» **Task to carry out**
Retype each line of the material exactly, please, skipping any picture in it.

» **Raw data**
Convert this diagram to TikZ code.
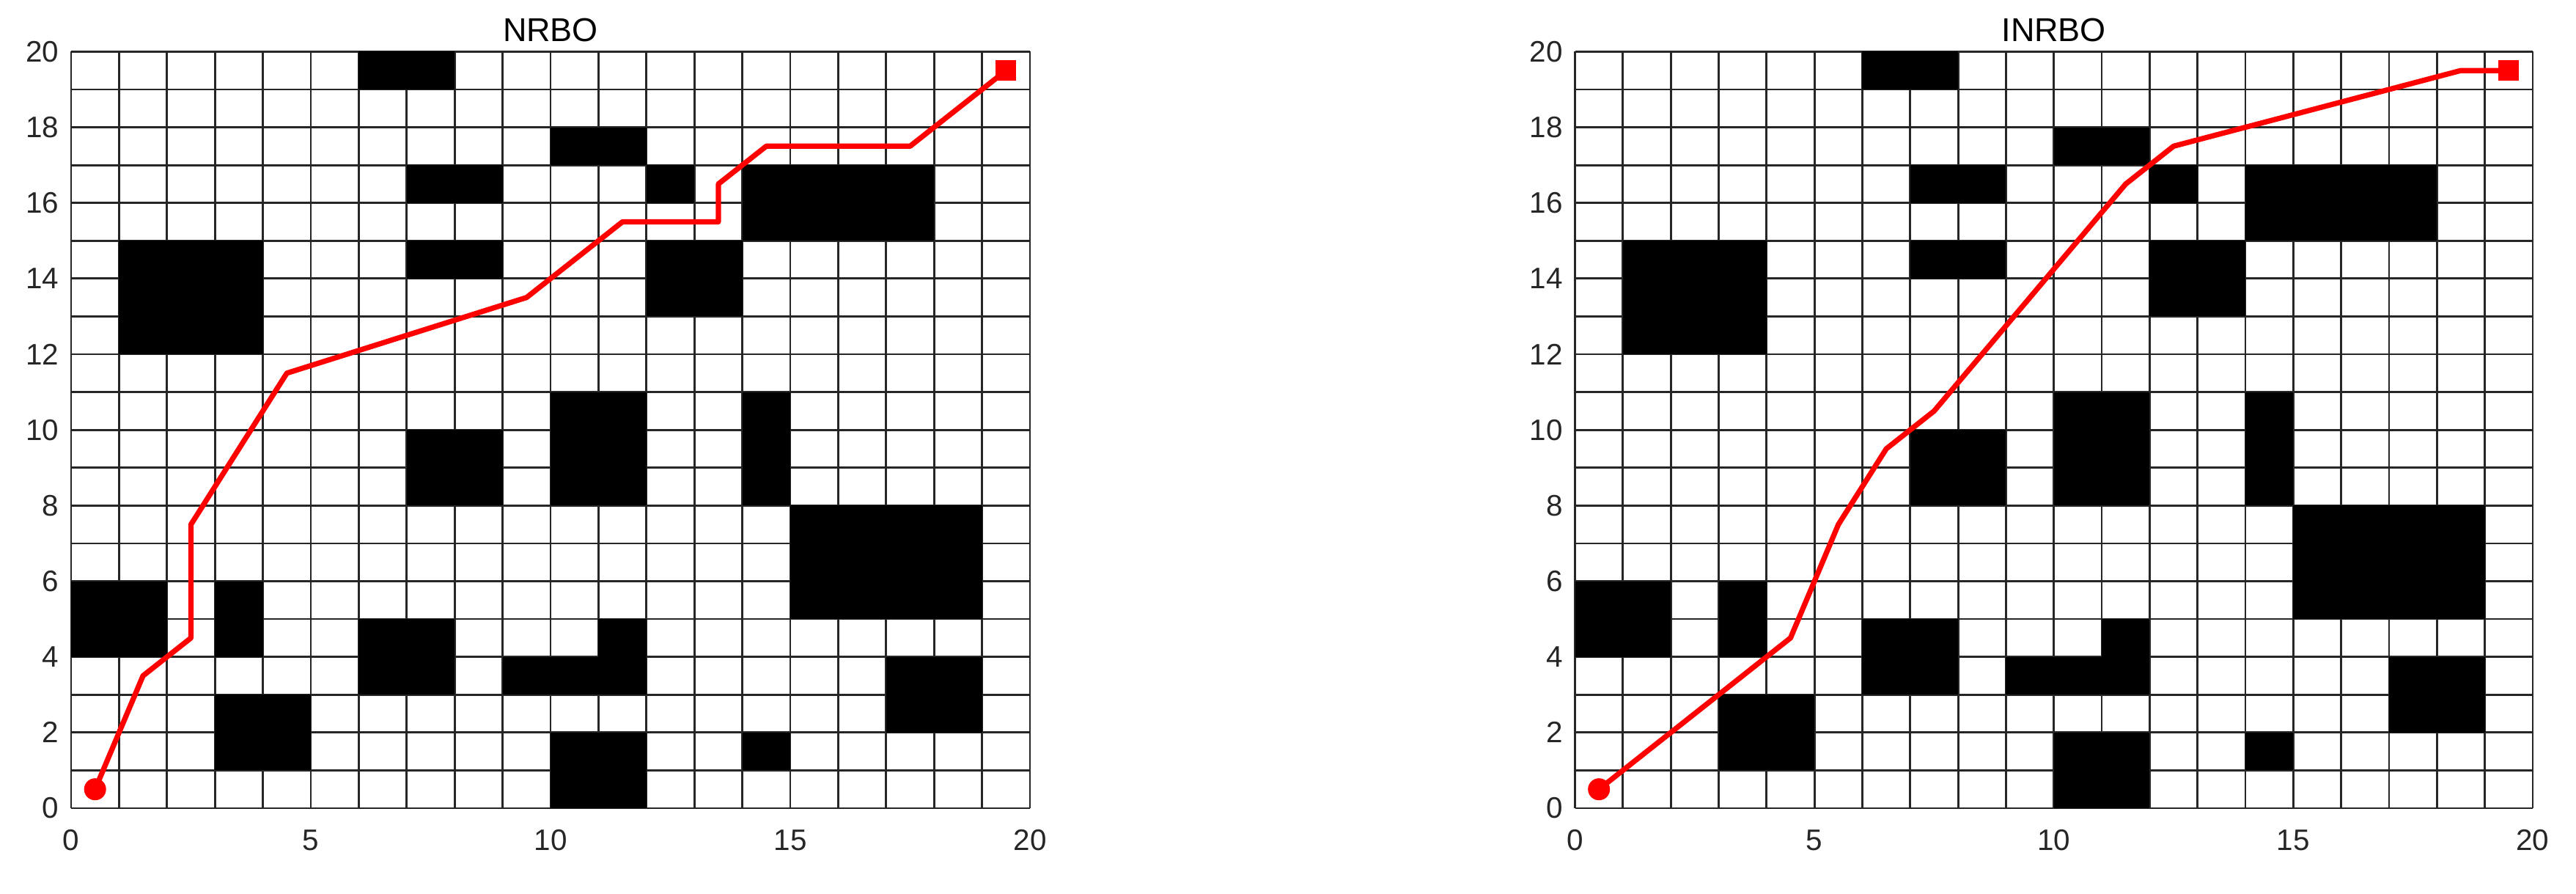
\documentclass[tikz,border=0pt]{standalone}
\usepackage{fontspec}
\setmainfont{Liberation Sans}
\tikzset{
  cellgrid/.style={draw=black!85, line width=0.28mm},
  obst/.style={fill=black},
  ticklab/.style={font=\fontsize{11.5}{13}\selectfont, inner sep=0pt, text=black!85},
  ttl/.style={font=\fontsize{12.8}{14}\selectfont, inner sep=0pt, anchor=base},
  route/.style={draw=red, line width=0.72mm, line join=round},
  startmark/.style={circle, fill=red, minimum size=3mm, inner sep=0pt},
  goalmark/.style={rectangle, fill=red, minimum size=2.8mm, inner sep=0pt},
}
\newcommand{\gridpanel}[2]{%
  \foreach \i in {0,...,20} {
    \draw[cellgrid] (\i,0) -- (\i,20);
    \draw[cellgrid] (0,\i) -- (20,\i);
  }
  \foreach \a/\b/\c/\d in {6/19/8/20, 10/17/12/18, 7/16/9/17, 12/16/13/17, 14/15/18/17,
      7/14/9/15, 1/12/4/15, 12/13/14/15, 10/8/12/11, 7/8/9/10, 14/8/15/11, 15/5/19/8,
      0/4/2/6, 3/4/4/6, 6/3/8/5, 11/4/12/5, 9/3/12/4, 17/2/19/4, 3/1/5/3, 10/0/12/2, 14/1/15/2}
    \fill[obst] (\a,\b) rectangle (\c,\d);
  \foreach \v in {0,2,...,20}
    \node[ticklab, anchor=east] (#1y\v) at ([xshift=-1.6mm]0,\v) {\v};
  \foreach \v in {0,5,...,20}
    \node[ticklab, anchor=north] (#1x\v) at ([yshift=-2.9mm]\v,0) {\v};
  \node[ttl] (#1title) at ([yshift=1.35mm]10,20) {#2};
}
\begin{document}
\begin{tikzpicture}
  \useasboundingbox[fill=white] (0,0) rectangle (351.4mm,121.9mm);
  % left panel: NRBO
  \begin{scope}[shift={(9.7mm,11.7mm)}, x=6.54mm, y=5.158mm]
    \gridpanel{L}{NRBO}
    \coordinate (Ls) at (0.5,0.5);
    \coordinate (Lg) at (19.5,19.5);
    \draw[route] (Ls) -- (1.5,3.5) -- (2.5,4.5) -- (2.5,7.5) -- (4.5,11.5) -- (9.5,13.5)
      -- (11.5,15.5) -- (13.5,15.5) -- (13.5,16.5) -- (14.5,17.5) -- (17.5,17.5) -- (Lg);
    \node[startmark] (Lstart) at (Ls) {};
    \node[goalmark] (Lgoal) at (Lg) {};
  \end{scope}
  % right panel: INRBO
  \begin{scope}[shift={(214.85mm,11.7mm)}, x=6.532mm, y=5.158mm]
    \gridpanel{R}{INRBO}
    \coordinate (Rs) at (0.5,0.5);
    \coordinate (Rg) at (19.5,19.5);
    \draw[route] (Rs) -- (4.5,4.5) -- (5.5,7.5) -- (6.5,9.5) -- (7.5,10.5) -- (11.5,16.5)
      -- (12.5,17.5) -- (18.5,19.5) -- (Rg);
    \node[startmark] (Rstart) at (Rs) {};
    \node[goalmark] (Rgoal) at (Rg) {};
  \end{scope}
\end{tikzpicture}
\end{document}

» **Written answer**
Convert this diagram to TikZ code.
\documentclass[tikz,border=0pt]{standalone}
\usepackage{fontspec}
\setmainfont{Liberation Sans}
\tikzset{
  cellgrid/.style={draw=black!85, line width=0.28mm},
  obst/.style={fill=black},
  ticklab/.style={font=\fontsize{11.5}{13}\selectfont, inner sep=0pt, text=black!85},
  ttl/.style={font=\fontsize{12.8}{14}\selectfont, inner sep=0pt, anchor=base},
  route/.style={draw=red, line width=0.72mm, line join=round},
  startmark/.style={circle, fill=red, minimum size=3mm, inner sep=0pt},
  goalmark/.style={rectangle, fill=red, minimum size=2.8mm, inner sep=0pt},
}
\newcommand{\gridpanel}[2]{%
  \foreach \i in {0,...,20} {
    \draw[cellgrid] (\i,0) -- (\i,20);
    \draw[cellgrid] (0,\i) -- (20,\i);
  }
  \foreach \a/\b/\c/\d in {6/19/8/20, 10/17/12/18, 7/16/9/17, 12/16/13/17, 14/15/18/17,
      7/14/9/15, 1/12/4/15, 12/13/14/15, 10/8/12/11, 7/8/9/10, 14/8/15/11, 15/5/19/8,
      0/4/2/6, 3/4/4/6, 6/3/8/5, 11/4/12/5, 9/3/12/4, 17/2/19/4, 3/1/5/3, 10/0/12/2, 14/1/15/2}
    \fill[obst] (\a,\b) rectangle (\c,\d);
  \foreach \v in {0,2,...,20}
    \node[ticklab, anchor=east] (#1y\v) at ([xshift=-1.6mm]0,\v) {\v};
  \foreach \v in {0,5,...,20}
    \node[ticklab, anchor=north] (#1x\v) at ([yshift=-2.9mm]\v,0) {\v};
  \node[ttl] (#1title) at ([yshift=1.35mm]10,20) {#2};
}
\begin{document}
\begin{tikzpicture}
  \useasboundingbox[fill=white] (0,0) rectangle (351.4mm,121.9mm);
  % left panel: NRBO
  \begin{scope}[shift={(9.7mm,11.7mm)}, x=6.54mm, y=5.158mm]
    \gridpanel{L}{NRBO}
    \coordinate (Ls) at (0.5,0.5);
    \coordinate (Lg) at (19.5,19.5);
    \draw[route] (Ls) -- (1.5,3.5) -- (2.5,4.5) -- (2.5,7.5) -- (4.5,11.5) -- (9.5,13.5)
      -- (11.5,15.5) -- (13.5,15.5) -- (13.5,16.5) -- (14.5,17.5) -- (17.5,17.5) -- (Lg);
    \node[startmark] (Lstart) at (Ls) {};
    \node[goalmark] (Lgoal) at (Lg) {};
  \end{scope}
  % right panel: INRBO
  \begin{scope}[shift={(214.85mm,11.7mm)}, x=6.532mm, y=5.158mm]
    \gridpanel{R}{INRBO}
    \coordinate (Rs) at (0.5,0.5);
    \coordinate (Rg) at (19.5,19.5);
    \draw[route] (Rs) -- (4.5,4.5) -- (5.5,7.5) -- (6.5,9.5) -- (7.5,10.5) -- (11.5,16.5)
      -- (12.5,17.5) -- (18.5,19.5) -- (Rg);
    \node[startmark] (Rstart) at (Rs) {};
    \node[goalmark] (Rgoal) at (Rg) {};
  \end{scope}
\end{tikzpicture}
\end{document}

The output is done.